Praising the collaboration between agencies, Jewell stressed that such “relationships will endure long after the jury’s verdict.”

Not guilty verdicts for Ammon and Ryan Bundy, along with another five members of the refuge occupiers, have also raised concerns at the US Bureau of Land Management.

BLM Director Neil Kornze also released a statement for his agency’s “10,000 strong family,” warning of possible consequences.

“While we must remain respectful of the jury’s decision, we must also be clear-eyed about the potential impacts of yesterday’s verdict,” Kornze said.

According to the Colorado-based Center for Western Priorities, such concerns are not groundless, as government employees are facing regular threats from militants who “remain committed to using public lands and government employees to express their anti-government sentiments.”

“The militant occupation of the Malheur National Wildlife Refuge is but one of many instances of militia groups threatening the safety of public land managers,” the center said in a news release, stressing that the trial was “a setback” in efforts to “to stem the tide of militant extremism on public lands.”

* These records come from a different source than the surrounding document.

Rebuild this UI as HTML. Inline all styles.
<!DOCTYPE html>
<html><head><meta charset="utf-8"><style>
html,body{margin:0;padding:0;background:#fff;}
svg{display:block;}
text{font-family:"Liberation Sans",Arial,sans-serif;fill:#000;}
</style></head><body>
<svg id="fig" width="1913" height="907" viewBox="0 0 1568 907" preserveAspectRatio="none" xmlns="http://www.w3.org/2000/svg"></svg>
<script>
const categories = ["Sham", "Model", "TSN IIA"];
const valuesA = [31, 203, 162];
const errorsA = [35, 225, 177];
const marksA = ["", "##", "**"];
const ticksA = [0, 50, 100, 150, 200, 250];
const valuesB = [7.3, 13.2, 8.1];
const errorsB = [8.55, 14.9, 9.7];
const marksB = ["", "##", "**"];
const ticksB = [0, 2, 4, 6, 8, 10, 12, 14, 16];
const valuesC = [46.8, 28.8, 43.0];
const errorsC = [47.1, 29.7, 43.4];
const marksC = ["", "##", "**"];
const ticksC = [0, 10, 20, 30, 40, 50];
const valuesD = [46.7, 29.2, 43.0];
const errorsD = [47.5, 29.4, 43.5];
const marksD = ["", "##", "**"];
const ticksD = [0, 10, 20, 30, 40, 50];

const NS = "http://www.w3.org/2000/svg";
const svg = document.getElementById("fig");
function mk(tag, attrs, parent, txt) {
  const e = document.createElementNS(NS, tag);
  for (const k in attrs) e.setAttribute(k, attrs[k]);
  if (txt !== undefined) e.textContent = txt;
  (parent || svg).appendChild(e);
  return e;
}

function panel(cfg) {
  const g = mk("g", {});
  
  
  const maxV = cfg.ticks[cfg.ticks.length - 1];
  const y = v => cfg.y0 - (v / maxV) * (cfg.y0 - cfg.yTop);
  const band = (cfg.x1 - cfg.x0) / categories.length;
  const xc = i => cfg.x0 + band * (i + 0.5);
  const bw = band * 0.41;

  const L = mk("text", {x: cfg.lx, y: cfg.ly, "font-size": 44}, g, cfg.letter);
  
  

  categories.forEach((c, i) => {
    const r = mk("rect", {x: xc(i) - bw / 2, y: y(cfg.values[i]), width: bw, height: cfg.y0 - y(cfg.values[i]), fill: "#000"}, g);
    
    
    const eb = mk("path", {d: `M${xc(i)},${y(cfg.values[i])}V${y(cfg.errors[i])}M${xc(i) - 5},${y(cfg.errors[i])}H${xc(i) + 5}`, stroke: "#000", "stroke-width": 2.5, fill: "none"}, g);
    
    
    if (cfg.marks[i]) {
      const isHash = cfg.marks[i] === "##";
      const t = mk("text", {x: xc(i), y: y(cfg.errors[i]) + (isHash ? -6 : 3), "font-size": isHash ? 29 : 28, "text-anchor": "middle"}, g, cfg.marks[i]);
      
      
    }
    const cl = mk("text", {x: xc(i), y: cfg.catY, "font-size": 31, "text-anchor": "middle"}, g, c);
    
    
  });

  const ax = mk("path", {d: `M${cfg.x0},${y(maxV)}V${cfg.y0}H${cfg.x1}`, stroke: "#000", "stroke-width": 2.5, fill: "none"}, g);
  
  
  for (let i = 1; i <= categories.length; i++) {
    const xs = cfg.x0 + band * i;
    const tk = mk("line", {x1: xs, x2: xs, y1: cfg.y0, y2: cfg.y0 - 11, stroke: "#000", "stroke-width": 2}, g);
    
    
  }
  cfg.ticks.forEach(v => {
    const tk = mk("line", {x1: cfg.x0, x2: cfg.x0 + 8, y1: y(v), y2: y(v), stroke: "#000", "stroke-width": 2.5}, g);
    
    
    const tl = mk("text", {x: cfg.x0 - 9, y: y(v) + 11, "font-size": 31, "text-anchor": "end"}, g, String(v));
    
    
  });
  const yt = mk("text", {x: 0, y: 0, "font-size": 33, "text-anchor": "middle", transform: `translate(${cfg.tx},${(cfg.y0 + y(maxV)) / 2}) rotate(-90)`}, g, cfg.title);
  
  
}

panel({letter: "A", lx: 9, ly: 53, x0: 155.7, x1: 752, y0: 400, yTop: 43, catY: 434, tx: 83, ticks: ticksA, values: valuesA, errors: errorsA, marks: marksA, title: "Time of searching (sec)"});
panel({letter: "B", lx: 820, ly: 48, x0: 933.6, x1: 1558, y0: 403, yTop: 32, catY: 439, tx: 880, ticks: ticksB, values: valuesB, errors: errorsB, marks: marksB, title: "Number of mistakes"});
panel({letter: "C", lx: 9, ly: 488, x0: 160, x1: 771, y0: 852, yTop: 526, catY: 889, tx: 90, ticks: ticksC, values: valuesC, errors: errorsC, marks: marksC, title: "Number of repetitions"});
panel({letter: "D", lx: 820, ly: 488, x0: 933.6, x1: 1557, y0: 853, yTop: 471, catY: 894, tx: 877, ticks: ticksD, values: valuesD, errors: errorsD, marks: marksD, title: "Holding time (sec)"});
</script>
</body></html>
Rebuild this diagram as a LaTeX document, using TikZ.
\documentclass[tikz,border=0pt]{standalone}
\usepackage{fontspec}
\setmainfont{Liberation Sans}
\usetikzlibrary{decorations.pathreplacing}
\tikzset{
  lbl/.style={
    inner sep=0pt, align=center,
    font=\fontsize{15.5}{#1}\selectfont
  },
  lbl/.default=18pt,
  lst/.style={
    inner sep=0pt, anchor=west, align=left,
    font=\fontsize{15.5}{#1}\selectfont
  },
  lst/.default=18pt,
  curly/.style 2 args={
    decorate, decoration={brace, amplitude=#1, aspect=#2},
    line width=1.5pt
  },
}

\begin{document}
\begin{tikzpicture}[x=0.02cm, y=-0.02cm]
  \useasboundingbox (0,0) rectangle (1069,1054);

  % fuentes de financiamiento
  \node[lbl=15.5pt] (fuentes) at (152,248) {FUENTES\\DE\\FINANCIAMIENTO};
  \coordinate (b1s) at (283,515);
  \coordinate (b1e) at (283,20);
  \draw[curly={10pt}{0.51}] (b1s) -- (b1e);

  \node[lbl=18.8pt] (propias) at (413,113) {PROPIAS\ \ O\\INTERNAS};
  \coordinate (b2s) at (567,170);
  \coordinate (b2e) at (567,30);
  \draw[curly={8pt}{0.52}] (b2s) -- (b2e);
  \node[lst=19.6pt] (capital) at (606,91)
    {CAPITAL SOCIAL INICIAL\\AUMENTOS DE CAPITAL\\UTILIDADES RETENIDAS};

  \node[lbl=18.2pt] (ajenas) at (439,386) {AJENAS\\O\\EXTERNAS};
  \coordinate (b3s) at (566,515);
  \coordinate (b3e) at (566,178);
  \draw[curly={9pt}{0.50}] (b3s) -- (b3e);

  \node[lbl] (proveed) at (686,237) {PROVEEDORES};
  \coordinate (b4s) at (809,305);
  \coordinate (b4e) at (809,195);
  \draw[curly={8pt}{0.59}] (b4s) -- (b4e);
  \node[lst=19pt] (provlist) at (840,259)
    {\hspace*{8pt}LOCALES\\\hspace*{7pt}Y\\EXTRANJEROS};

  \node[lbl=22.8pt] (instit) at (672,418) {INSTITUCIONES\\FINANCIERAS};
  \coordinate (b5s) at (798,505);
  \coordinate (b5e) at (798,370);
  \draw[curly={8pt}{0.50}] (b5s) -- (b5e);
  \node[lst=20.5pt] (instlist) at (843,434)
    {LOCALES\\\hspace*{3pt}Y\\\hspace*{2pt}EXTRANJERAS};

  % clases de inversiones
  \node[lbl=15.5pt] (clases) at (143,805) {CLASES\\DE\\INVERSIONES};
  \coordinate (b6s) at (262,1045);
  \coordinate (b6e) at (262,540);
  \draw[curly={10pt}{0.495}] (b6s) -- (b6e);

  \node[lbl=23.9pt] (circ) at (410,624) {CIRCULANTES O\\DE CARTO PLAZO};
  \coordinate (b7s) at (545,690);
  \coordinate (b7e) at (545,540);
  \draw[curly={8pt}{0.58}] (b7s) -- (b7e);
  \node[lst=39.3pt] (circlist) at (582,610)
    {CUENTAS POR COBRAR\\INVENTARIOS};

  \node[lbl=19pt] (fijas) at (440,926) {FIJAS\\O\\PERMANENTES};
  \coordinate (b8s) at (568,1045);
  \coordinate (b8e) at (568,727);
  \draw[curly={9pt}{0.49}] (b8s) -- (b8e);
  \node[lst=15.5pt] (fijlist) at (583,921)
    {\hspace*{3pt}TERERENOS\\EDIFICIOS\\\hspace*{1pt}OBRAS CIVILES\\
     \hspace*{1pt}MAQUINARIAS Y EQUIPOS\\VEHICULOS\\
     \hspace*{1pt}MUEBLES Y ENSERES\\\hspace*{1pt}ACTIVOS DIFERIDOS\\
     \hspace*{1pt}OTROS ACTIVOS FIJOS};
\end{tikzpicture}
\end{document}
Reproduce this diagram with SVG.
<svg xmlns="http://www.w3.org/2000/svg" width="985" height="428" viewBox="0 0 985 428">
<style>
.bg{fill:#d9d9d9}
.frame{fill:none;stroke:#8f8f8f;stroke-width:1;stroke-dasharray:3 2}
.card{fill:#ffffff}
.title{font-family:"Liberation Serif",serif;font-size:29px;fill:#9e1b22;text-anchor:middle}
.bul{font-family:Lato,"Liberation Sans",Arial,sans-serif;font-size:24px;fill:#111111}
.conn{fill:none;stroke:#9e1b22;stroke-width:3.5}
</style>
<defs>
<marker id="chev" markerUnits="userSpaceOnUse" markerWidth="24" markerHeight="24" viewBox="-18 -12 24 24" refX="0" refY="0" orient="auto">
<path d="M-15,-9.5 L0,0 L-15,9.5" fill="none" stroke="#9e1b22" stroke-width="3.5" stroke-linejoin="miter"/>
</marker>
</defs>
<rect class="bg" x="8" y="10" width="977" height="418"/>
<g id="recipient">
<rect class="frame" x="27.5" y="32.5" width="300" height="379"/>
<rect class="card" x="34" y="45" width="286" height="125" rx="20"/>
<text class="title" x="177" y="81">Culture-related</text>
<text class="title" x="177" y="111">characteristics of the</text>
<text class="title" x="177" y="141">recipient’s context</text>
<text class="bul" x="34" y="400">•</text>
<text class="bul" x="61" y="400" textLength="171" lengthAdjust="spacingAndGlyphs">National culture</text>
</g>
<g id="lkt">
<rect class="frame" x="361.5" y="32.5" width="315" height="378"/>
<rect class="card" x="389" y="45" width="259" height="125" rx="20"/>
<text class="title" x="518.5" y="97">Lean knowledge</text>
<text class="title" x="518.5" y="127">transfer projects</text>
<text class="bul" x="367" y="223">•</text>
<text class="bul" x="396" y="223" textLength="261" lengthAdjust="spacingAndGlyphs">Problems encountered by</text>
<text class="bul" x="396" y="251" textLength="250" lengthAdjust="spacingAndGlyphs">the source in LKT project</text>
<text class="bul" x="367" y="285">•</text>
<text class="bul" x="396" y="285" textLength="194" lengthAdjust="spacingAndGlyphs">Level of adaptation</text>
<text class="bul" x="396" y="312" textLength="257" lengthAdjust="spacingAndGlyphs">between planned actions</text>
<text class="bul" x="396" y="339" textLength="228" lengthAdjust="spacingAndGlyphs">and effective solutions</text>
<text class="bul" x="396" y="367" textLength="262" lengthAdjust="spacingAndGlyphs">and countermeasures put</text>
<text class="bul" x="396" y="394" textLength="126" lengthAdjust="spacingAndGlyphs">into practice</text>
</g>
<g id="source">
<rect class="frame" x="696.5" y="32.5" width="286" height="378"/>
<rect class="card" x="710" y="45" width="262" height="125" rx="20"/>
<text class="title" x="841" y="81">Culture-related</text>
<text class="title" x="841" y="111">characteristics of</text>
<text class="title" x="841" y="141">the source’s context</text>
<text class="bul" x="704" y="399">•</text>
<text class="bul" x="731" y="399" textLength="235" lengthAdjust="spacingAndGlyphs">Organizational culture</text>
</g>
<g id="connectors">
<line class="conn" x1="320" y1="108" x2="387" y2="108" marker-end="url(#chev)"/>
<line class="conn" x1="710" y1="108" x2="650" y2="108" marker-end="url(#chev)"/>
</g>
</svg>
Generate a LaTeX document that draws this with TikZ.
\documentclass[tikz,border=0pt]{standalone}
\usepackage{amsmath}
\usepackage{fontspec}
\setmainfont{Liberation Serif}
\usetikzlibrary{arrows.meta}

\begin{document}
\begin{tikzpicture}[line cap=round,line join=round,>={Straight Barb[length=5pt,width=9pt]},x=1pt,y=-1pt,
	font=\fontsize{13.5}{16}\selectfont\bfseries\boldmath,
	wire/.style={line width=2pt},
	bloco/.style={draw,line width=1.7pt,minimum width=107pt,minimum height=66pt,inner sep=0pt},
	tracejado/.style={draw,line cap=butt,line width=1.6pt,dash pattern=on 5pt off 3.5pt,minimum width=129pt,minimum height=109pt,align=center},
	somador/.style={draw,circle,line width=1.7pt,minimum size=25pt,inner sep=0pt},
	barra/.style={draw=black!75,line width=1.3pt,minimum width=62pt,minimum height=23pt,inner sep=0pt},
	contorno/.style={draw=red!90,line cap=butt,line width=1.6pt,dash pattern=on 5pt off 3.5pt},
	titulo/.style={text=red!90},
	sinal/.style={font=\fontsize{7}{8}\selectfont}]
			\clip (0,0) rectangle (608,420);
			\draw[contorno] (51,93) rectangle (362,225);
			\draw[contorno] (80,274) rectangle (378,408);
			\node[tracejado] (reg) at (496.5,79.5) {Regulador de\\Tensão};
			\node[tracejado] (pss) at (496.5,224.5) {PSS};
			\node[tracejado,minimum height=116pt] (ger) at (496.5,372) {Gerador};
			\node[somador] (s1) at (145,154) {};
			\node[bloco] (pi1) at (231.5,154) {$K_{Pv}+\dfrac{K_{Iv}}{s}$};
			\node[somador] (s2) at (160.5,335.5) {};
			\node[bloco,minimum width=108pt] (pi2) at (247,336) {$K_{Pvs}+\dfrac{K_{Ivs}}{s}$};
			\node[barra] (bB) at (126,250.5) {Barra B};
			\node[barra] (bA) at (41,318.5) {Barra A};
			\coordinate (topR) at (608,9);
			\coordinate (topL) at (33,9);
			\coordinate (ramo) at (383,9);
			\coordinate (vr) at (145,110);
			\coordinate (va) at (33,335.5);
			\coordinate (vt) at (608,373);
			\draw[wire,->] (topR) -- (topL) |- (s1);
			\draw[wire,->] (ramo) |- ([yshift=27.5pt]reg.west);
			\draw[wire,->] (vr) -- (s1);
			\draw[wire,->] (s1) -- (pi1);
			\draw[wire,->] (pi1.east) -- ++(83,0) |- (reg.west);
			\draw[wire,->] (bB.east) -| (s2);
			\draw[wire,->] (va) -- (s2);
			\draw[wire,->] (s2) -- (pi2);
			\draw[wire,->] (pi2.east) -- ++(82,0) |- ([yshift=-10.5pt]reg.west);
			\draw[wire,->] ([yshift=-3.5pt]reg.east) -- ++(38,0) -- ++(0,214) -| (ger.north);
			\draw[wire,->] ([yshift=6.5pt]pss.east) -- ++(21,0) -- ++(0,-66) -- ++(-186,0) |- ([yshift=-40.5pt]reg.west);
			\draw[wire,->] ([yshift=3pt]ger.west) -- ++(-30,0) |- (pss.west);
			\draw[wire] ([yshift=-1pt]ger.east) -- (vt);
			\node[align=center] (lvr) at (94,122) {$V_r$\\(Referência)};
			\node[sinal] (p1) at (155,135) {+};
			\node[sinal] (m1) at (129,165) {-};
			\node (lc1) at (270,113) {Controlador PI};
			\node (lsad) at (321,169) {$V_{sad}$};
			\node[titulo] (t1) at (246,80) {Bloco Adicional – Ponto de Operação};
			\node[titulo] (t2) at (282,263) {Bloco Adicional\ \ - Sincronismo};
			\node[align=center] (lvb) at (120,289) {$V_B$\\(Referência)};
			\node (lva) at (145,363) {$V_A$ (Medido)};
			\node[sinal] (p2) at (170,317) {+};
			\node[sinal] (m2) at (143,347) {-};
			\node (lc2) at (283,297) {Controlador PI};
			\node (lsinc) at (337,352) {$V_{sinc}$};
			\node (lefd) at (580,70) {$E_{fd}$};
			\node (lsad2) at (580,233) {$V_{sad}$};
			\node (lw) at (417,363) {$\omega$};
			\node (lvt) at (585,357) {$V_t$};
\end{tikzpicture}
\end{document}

According to the BLM, there were 26 incidents related to the so-called “sovereign citizen” activity on public lands across seven US states between 2012 and 2015. The bureau said it also reported its employees receiving multiple death threats from anonymous callers during the 2014 Bundy ranch standoff, according to the center.

READ MORE: Trial for Bundy brothers starts in Oregon

Jurors found Ammon and Ryan Bundy not guilty of illegal gun possession and conspiring to impede federal workers from their jobs. However, they will remain in custody pending their February 6 trial in Nevada on criminal charges, which stem from the 2014 armed standoff with federal agents in Bunkerville, Nevada.